I'm not sure if I totally understand the question, because you've basically written this just above:

If the error type isn't totally fixed but is still fixed per wrapped/success type, then you've still effectively turned Result from a generic type with two type parameters into a type with one type parameter, e.g.,

typealias Optional<T> = Result<T, NilOptionalError<T>>

I agree with that, but ? already ought to work better with Result, even if fully subsuming Optional, including reappropriating ? in the form you mentioned, would be a bad idea.

let print = Result { { Swift.print($0) } }
(try? print.get())?("🖨️")

:see_no_evil: Why is this not

print?("🖨️")

Maybe Result is not special, and it's just time that try? … turned into …? for all chains with throwing expressions, or types that wrap them.


You two know the history better than I do. From a more external perspective, it seems more like Optional doesn't make use of errors because it predates errors.
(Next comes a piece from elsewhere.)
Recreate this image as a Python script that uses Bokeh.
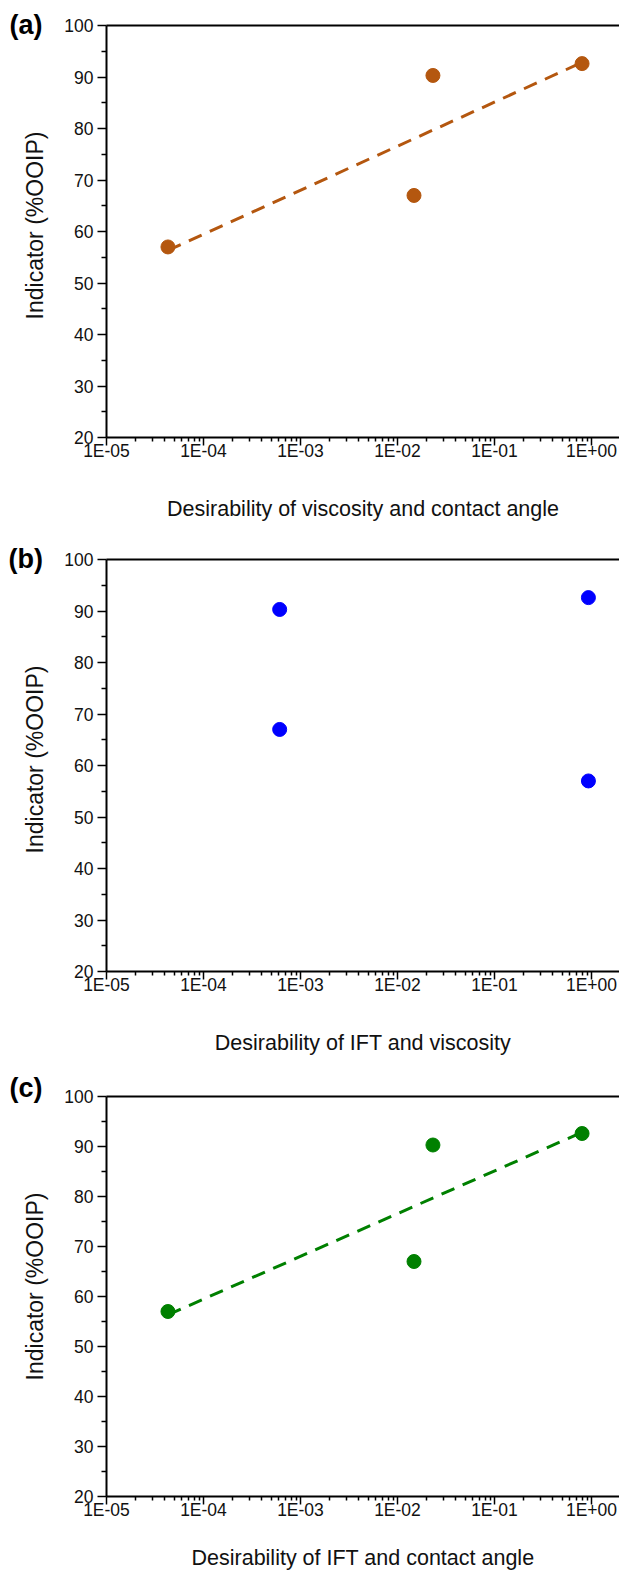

I didn't see developers really start annotating frequently with throws, rather than try?-ing and else return-ing until the recent days of concurrency—the Swift 1.x style of Optional had a lot of inertia.

Result really ought to have a

var success:Success? { get } 

that just returns the payload value if the result is a success(_:) case. unfortunately any time this idea comes up, it inevitably gets bogged down in the “case paths” evolution quicksand, so we’re kind of stuck with

(try? result.get())

for now.

this doesn’t really line up with my memory; throws has been around for a very long time and i definitely remember seeing a lot of it before concurrency became a thing. then again this is all completely anecdotal so who knows…

Yeah. While Optional (pre 1.0) predates Swift's error handling (Swift 2), error handling has been used since then.